_Aim of the task_
Track down the lines that contain "this" and copy them.

===============

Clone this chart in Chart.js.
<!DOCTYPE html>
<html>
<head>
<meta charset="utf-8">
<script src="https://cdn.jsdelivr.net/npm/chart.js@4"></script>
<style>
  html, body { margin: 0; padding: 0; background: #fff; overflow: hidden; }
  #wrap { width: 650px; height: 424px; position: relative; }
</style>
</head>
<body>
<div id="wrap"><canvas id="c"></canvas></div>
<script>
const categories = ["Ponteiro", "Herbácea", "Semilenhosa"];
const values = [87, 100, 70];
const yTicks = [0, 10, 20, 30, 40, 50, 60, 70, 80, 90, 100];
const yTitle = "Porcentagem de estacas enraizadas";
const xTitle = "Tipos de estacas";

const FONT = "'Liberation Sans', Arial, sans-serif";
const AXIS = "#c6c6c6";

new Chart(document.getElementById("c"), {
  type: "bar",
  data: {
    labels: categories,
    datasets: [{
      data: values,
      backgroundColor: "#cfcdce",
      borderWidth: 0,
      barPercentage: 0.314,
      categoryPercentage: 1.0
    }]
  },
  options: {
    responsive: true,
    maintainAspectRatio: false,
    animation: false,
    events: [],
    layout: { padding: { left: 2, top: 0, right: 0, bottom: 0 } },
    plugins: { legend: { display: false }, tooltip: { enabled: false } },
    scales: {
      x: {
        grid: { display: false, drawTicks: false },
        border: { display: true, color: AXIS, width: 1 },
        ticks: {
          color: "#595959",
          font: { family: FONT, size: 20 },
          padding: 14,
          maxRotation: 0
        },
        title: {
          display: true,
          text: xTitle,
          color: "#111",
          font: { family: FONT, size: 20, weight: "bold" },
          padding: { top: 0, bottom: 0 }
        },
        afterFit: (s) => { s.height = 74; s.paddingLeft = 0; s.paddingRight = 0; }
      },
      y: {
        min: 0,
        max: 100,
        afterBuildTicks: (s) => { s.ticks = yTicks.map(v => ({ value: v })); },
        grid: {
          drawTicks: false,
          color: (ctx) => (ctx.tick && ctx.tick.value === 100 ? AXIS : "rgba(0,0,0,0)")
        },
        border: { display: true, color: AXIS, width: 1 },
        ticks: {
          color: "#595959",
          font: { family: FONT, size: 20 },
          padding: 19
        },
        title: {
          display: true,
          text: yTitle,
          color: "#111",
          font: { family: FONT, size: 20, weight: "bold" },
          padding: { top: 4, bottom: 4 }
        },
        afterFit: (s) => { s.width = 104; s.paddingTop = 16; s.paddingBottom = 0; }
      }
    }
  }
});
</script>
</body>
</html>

===============

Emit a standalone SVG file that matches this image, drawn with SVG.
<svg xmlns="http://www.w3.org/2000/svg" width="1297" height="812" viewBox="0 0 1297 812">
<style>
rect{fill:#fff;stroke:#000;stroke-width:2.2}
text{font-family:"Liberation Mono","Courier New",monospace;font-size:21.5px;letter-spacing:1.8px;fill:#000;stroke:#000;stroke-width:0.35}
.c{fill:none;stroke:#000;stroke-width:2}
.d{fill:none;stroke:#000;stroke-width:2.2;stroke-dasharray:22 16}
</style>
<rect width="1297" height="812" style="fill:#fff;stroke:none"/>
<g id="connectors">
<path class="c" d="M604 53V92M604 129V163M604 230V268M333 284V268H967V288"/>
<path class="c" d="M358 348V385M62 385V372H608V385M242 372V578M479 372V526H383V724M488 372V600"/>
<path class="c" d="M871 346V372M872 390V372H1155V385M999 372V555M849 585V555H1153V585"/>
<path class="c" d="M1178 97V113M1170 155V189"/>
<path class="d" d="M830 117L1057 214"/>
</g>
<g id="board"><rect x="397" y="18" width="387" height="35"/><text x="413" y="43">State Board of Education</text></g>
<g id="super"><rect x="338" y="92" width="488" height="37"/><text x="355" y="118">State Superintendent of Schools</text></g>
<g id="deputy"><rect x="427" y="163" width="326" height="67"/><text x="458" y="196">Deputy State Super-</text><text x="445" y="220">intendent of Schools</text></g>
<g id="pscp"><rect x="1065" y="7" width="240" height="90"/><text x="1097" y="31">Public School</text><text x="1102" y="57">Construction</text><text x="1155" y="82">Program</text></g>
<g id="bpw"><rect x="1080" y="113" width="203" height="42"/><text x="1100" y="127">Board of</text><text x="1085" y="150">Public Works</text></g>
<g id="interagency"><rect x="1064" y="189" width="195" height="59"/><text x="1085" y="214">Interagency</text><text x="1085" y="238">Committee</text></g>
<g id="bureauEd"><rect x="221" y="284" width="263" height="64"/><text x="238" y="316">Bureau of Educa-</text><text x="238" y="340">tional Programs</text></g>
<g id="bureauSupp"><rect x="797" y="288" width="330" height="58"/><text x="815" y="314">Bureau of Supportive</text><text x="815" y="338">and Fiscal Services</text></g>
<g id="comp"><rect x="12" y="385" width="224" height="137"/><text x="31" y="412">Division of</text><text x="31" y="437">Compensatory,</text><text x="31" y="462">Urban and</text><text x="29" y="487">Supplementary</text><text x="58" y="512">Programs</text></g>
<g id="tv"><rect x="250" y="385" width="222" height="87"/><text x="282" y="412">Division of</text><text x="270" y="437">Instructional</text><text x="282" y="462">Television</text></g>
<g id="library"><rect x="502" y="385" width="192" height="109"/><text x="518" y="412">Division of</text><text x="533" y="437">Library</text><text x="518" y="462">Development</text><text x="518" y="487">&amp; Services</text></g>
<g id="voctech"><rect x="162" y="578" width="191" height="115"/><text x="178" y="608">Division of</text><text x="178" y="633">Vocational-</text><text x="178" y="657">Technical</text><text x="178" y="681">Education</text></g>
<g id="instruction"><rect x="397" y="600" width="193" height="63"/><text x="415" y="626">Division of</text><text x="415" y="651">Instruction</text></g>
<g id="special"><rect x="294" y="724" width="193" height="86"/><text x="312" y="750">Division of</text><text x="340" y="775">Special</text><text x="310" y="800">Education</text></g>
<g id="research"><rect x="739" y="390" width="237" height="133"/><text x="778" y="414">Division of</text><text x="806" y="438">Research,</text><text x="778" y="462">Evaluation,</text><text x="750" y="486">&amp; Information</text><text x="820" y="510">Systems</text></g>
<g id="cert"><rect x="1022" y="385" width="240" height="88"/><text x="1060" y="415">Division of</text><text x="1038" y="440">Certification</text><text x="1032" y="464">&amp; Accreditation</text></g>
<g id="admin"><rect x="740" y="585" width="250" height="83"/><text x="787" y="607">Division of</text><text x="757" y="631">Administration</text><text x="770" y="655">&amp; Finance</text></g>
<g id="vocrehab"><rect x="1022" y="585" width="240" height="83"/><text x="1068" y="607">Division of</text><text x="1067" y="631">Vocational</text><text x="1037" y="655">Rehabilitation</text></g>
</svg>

===============

_Written solution_
Clone this chart in Chart.js.
Emit a standalone SVG file that matches this image, drawn with SVG.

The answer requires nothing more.